Hong, S. Y., Li, H., Bao, J.-W., Dudhia, J. (2023): A new double moment bulk microphysics parameterization scheme with in-cloud processes, XXVIII General Assembly of the International Union of Geodesy and Geophysics (IUGG) (Berlin 2023).
https://doi.org/10.57757/IUGG23-4658

Cite as: https://gfzpublic.gfz-potsdam.de/pubman/item/item_5021067

Abstract

A new double-moment bulk microphysics parameterization with in-cloud microphysical processes is developed for use in weather forecasting and climate studies. A main ingredient of the scheme utilizes a concept to represent the partial cloudiness effect on the microphysical processes, following the study of Kim and Hong (2018).
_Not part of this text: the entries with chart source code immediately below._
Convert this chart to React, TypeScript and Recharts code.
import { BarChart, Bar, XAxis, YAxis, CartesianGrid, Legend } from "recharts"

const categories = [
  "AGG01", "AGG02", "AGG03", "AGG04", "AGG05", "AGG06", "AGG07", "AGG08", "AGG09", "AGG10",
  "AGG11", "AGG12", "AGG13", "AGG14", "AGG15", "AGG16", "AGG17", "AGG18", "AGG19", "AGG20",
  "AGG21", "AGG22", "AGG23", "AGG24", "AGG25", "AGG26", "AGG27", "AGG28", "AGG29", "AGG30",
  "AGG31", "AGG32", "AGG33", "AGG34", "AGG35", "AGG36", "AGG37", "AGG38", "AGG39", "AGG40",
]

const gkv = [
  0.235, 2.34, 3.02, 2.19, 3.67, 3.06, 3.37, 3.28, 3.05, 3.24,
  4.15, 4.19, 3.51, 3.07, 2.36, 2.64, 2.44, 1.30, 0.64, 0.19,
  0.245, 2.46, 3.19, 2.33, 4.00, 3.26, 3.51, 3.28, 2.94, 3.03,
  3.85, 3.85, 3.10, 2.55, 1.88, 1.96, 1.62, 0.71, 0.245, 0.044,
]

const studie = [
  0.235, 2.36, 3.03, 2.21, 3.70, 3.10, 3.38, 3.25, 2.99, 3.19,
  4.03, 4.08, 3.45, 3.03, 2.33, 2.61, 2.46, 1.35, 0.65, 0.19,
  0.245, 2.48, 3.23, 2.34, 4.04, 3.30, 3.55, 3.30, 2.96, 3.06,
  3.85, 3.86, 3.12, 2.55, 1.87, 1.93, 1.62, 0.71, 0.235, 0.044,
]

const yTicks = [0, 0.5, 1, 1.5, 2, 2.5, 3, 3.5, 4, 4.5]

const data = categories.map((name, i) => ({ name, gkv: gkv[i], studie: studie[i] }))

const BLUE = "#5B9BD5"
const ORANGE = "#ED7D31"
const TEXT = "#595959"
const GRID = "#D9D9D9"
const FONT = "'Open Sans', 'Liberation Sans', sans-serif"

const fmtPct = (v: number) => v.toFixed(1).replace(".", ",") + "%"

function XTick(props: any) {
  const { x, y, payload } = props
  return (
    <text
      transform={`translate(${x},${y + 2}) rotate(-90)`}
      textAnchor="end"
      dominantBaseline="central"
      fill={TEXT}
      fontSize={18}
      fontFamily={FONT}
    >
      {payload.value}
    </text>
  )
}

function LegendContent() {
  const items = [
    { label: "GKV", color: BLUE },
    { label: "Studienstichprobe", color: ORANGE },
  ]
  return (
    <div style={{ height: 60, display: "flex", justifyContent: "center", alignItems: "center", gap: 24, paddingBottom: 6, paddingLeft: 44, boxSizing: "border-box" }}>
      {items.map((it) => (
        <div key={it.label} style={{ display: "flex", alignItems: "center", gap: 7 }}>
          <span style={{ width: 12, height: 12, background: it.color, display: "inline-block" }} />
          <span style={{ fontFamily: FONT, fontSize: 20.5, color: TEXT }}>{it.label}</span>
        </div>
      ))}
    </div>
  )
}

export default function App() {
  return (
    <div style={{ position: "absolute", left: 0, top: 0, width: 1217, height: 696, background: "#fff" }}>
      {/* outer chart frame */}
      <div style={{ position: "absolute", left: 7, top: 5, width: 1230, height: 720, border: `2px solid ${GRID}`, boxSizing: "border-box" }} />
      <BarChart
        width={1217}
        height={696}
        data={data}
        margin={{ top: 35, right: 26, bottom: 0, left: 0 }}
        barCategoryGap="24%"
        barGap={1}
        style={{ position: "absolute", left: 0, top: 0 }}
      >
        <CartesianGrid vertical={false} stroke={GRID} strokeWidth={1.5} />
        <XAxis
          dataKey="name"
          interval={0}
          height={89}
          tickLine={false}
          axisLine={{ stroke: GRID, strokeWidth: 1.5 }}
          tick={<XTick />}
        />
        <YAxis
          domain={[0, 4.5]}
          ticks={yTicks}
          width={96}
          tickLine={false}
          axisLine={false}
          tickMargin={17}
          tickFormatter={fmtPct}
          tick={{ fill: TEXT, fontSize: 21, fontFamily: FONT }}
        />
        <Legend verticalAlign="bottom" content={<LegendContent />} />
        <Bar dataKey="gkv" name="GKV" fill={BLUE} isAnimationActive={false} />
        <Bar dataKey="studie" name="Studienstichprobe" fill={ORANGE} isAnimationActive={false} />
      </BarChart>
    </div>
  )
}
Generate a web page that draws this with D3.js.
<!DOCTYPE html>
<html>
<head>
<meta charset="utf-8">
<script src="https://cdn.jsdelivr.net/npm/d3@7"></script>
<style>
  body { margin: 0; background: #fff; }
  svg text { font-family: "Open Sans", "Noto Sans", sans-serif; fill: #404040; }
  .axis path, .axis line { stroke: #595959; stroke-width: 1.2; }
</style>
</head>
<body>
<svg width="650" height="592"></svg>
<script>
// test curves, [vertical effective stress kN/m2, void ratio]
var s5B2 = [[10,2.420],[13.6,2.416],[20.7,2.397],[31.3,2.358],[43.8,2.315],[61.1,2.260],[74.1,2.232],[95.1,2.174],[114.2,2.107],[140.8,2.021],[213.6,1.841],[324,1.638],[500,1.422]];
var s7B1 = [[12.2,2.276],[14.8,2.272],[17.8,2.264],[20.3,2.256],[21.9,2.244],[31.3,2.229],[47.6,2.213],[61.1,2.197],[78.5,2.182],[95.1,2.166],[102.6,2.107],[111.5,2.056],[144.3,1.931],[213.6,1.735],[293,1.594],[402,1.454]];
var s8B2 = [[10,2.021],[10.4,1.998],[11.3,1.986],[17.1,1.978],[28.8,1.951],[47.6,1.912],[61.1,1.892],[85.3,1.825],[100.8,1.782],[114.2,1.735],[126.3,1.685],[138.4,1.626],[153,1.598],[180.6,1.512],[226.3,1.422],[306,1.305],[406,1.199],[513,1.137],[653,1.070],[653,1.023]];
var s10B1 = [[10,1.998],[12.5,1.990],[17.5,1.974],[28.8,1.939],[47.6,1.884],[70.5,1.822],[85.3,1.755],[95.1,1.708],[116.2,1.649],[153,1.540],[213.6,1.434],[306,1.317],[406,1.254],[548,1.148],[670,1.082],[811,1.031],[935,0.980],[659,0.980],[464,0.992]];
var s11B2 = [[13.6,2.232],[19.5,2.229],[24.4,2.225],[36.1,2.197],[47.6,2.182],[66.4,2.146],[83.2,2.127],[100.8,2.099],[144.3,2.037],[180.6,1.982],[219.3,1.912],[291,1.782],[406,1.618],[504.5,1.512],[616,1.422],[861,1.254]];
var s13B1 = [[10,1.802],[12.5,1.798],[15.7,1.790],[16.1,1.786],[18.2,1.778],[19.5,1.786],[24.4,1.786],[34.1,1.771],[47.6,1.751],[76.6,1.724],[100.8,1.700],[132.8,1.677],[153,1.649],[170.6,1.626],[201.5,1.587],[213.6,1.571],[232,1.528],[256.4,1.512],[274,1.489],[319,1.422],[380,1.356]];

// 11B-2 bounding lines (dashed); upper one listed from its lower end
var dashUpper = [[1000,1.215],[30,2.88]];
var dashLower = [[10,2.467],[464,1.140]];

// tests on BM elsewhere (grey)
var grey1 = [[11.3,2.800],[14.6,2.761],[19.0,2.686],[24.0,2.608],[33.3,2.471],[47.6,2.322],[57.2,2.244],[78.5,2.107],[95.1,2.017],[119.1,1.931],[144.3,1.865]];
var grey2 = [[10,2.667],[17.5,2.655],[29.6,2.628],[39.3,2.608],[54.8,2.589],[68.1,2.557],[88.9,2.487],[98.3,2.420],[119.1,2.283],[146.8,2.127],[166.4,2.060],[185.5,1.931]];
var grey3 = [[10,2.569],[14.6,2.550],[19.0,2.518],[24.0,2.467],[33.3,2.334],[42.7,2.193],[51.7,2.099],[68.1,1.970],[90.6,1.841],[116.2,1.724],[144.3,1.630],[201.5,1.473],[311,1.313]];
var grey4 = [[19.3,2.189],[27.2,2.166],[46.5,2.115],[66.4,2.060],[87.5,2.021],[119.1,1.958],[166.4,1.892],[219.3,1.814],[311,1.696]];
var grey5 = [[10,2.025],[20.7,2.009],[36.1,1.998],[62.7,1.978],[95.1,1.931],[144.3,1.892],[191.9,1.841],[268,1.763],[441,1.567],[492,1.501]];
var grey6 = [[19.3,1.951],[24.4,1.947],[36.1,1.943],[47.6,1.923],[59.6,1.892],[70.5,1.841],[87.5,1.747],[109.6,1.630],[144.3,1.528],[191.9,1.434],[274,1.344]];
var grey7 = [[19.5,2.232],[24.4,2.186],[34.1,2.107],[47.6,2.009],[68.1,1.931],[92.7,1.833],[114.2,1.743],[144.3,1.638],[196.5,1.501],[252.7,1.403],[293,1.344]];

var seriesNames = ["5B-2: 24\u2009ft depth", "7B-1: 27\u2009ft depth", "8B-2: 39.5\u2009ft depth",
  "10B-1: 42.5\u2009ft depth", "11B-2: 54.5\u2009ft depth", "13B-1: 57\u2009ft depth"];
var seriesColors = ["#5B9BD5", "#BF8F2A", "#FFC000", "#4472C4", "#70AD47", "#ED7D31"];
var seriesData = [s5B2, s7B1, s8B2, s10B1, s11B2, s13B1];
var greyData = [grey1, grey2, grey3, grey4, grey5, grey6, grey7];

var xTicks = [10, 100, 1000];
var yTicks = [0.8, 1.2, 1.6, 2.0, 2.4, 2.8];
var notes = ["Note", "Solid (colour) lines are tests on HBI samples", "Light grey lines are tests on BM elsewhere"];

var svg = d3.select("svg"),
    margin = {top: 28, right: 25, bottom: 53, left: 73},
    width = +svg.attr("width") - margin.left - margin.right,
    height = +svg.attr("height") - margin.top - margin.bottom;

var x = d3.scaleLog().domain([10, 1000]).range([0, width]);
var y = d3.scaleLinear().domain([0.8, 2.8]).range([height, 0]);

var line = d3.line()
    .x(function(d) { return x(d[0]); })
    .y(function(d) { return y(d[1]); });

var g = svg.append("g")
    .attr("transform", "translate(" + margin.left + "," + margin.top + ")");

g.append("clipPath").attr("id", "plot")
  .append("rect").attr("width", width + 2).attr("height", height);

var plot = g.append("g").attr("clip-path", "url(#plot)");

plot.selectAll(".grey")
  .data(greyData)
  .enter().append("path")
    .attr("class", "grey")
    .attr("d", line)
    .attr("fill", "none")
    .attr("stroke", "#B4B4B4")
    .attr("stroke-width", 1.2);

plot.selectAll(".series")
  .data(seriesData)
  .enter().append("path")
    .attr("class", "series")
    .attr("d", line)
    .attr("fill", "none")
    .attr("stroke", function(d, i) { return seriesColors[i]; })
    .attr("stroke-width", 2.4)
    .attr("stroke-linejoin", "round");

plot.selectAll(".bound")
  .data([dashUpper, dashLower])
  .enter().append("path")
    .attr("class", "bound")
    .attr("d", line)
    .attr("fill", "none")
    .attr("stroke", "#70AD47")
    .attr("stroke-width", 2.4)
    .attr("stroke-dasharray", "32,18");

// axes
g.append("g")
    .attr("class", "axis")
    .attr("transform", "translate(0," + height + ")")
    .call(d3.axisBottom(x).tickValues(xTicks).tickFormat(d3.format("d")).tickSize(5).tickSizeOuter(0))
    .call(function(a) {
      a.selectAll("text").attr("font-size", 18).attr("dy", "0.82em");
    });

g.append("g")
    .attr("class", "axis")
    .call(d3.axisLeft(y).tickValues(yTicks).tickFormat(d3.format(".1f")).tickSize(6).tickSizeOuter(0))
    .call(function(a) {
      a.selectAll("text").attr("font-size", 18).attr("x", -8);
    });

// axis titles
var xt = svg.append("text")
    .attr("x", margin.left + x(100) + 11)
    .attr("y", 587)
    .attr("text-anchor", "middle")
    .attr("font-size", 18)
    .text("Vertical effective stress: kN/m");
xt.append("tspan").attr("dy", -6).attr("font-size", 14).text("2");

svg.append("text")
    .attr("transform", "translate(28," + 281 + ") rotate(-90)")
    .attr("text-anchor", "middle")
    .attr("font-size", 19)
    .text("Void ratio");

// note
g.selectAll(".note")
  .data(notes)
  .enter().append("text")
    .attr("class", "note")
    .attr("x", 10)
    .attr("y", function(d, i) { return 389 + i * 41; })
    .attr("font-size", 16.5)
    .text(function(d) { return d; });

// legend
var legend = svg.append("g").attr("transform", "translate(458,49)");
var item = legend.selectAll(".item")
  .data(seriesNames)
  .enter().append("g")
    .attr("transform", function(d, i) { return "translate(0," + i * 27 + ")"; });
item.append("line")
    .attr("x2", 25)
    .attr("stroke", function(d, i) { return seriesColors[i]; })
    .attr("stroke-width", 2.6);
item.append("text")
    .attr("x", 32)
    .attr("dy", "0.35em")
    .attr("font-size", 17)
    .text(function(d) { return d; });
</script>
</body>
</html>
The underlying assumption is that all the microphysical processes occur in a cloudy part of the grid box. Based on the long-term evaluation of the WRF Single-Moment (WSM) and WRF Double-Moment (WDM) schemes by WRF community, several revisions are made in microphysics terms, along with a newly introduced aerosol effect in ice processes. An aerosol-aware feature with prognostic aerosol emissions of sea salt, dust, anthropogenic and wildfire organic carbon for CCN is also designed. A mass-conserving Semi-Lagrangian sedimentation is re-configured for double-moment physics, which is superior to the conventional Eulerian algorithm in the context of the computational accuracy and numerical accuracy. The scheme is to be evaluated in WRF and UFS models.